Metropol, KIT Finance and Otkritie are among a number of Russian investment banks that have gained higher profile in recent years even though they are still some way behind the market leaders: Renaissance ­Capital and Troika Dialog. KIT and Metropol have excelled in mergers and acquisitions (M&A) based on utility sector transactions, while Otkritie is among the top five Russian equity ­brokers by trading volume.

However, whereas the original aim for owners of Russian banks was to sell out to a foreign investor, Otkritie chief executive Vadim Belyaev thinks that the opportunities in Russia are now so immense that this has become a less appealing prospect. “The original idea was to start a business and then sell out as Aton did [Aton sold out to Bank Austria Creditanstalt, which is now owned by UniCredit],” he says. “Now the world has changed. The leaders of this business have too much to lose right now [by selling out].

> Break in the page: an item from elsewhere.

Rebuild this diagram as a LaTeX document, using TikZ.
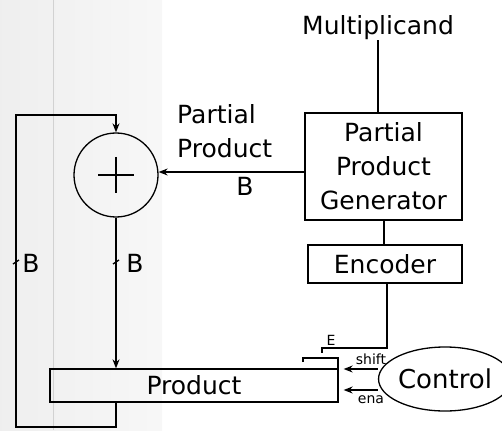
\documentclass[tikz,border=0pt]{standalone}
\usepackage{fontspec}
\setmainfont{DejaVu Sans}
\usetikzlibrary{arrows.meta,shapes.geometric,calc}
\begin{document}
\begin{tikzpicture}[x=1pt,y=-1pt,
  lbl/.style={font=\fontsize{25}{34}\selectfont, inner sep=0pt},
  small/.style={font=\fontsize{14}{16}\selectfont, inner sep=1pt},
  blk/.style={draw, line width=1.3pt, font=\fontsize{25}{34}\selectfont, align=center, inner sep=0pt},
  wire/.style={line width=1.3pt},
  arr/.style={wire, -{Stealth[length=9pt,width=7pt]}}]
\useasboundingbox (0,0) rectangle (502,430);
% scanned page background at the left
\fill[left color=gray!13, right color=gray!6] (0,0) rectangle (162,430);
\draw[gray!35, line width=1pt] (53,0) -- (53,430);
% blocks
\node[lbl] (mult) at (378,28) {Multiplicand};
\node[blk, minimum width=157pt, minimum height=107pt] (ppg) at (383.5,166.5) {Partial\\Product\\Generator};
\node[blk, minimum width=154pt, minimum height=38pt] (enc) at (385,264) {Encoder};
\node[draw, circle, line width=1.3pt, minimum size=84pt, inner sep=0pt] (add) at (116,175) {};
\draw[line width=1.7pt] ($(add)+(-18,0)$) -- ($(add)+(18,0)$) ($(add)+(0,-18)$) -- ($(add)+(0,18)$);
\node[blk, minimum width=288pt, minimum height=33pt] (prod) at (194,385.5) {Product};
\node[draw, ellipse, line width=1.3pt, minimum width=110pt, minimum height=64pt, inner sep=0pt, font=\fontsize{26}{30}\selectfont] (ctrl) at (445,379) {Control};
% labels
\node[lbl, align=left, anchor=north west] (pplbl) at (177,104) {Partial\\Product};
\node[lbl] (b1) at (245,186) {B};
\node[lbl] (b2) at (31,263) {B};
\node[lbl] (b3) at (135,263) {B};
% connectors
\draw[wire] (mult.south) -- (mult.south |- ppg.north);
\coordinate (pp) at (ppg.west |- 0,172);
\draw[arr] (pp) -- (pp -| add.east);
\coordinate (pe) at (384,0);
\draw[wire] (pe |- ppg.south) -- (pe |- enc.north);
\coordinate (e1) at (387,348);
\coordinate (e2) at (322,348);
\coordinate (e3) at (322,353);
\draw[wire] (enc.south -| e1) -- (e1) -- (e2) -- (e3);
\node[small] (elbl) at (331,340) {E};
\coordinate (p1) at (303,362);
\coordinate (p2) at (303,358);
\coordinate (p3) at (338,358);
\draw[wire] (p1) -- (p2) -- (p3) -- (p3 |- prod.north);
\draw[arr] (add.south) -- (add.south |- prod.north);
% feedback loop
\coordinate (lb) at (16,427);
\coordinate (lt) at (16,115);
\draw[arr] (add |- prod.south) -- (add |- lb) -- (lb) -- (lt) -- (lt -| add) -- (add.north);
% bus ticks
\draw[wire] (13,264) -- (19,260);
\draw[wire] (113,264) -- (119,260);
% control signals
\coordinate (s1) at ([yshift=10pt]ctrl.west);
\coordinate (s2) at ([yshift=-11pt]ctrl.west);
\draw[arr, shorten >=5pt] (s1) -- (s1 -| prod.east);
\draw[arr, shorten >=5pt] (s2) -- (s2 -| prod.east);
\node[small] (shl) at (371,359) {shift};
\node[small] (enl) at (371,400) {ena};
\end{tikzpicture}
\end{document}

“A lot of small and medium-sized companies in Russia are planning to go public and this will be a huge opportunity for investment banks. And it is not a business that is so attractive to the international investment banks, which, in any case, have their own problems. Three to five years ago, a bank such as Renaissance would have been an obvious target for a foreign bank but now it looks as if Renaissance could become a global player in its own right.”

Exciting segments

SMEs, project finance and all things retail are exciting areas for Russian banks as they move away from relying on lending to blue chips as well as the cosiness of a position inside a financial-industrial group.

Nomos Bank was never part of a financial industrial group. It was started from scratch by a group of Russian businessmen. In keeping with the trend among leading Russian banks for increased transparency, Nomos now provides a complete breakdown of its shareholding structure in its investor presentations, including the names of private individuals, their share of the capital and their voting stock. It also details the relationship with PPF Group, the Czech financial group that now holds a 49% stake in Nomos.

PPF is the group behind Russia-based consumer finance company Home Credit and Finance Bank as well as the insurance and pension business Ceska Pojistovna. Hence, it has ­expertise that could benefit Nomos with its corporate banking background.

PPF and Nomos shareholders signed a memorandum of understanding in May 2007 with the original aim of establishing a joint venture, but instead PPF has become a substantial shareholder. “PPF doesn’t have any ­ambitions to control Nomos. It is looking at Nomos as part of an investment strategy,” says Yuri Lekarev, executive director of the international business division of Nomos.

“The policy of the bank is to limit exposure to any individual sector to a maximum of 10%,” says Mr Lekarev, in addressing another concern that international investors often have about Russian banks: that they are too exposed to individual sectors. “We are strong in gold mining but it accounts for only 5% of the loan book. It would be impossible not to work with the oil companies but this is not our strategic focus.”

As regards funding, Nomos, similarly to other Russian banks, has turned to the syndicated lending market during the liquidity crunch, when demand for bonds has been weak. “We don’t need to refinance any of our three outstanding Eurobonds until next year,” says Mr Lekarev. “Meanwhile, we are focusing on syndicated loans and trade finance [as funding sources].”

Central bank measures

“In Russia, there are not a lot of financial institutions that depend wholly on the international capital markets for funding,” says Mr Lekarev, adding that the central bank measures helped to ease the situation considerably. The measures included expanding the range of securities eligible for repo financing, allowing banks to borrow from the ­central bank against the pledge of loans, and lowering reserve requirements. In addition, the Russian finance ministry has been holding auctions to place budget cash on deposit with ­particular banks.

These kinds of measures show how far Russian technocrats have come in dealing with the day-to-day market challenges of Russian banks. Now they just need to concentrate as much energy on fixing the long-term problems.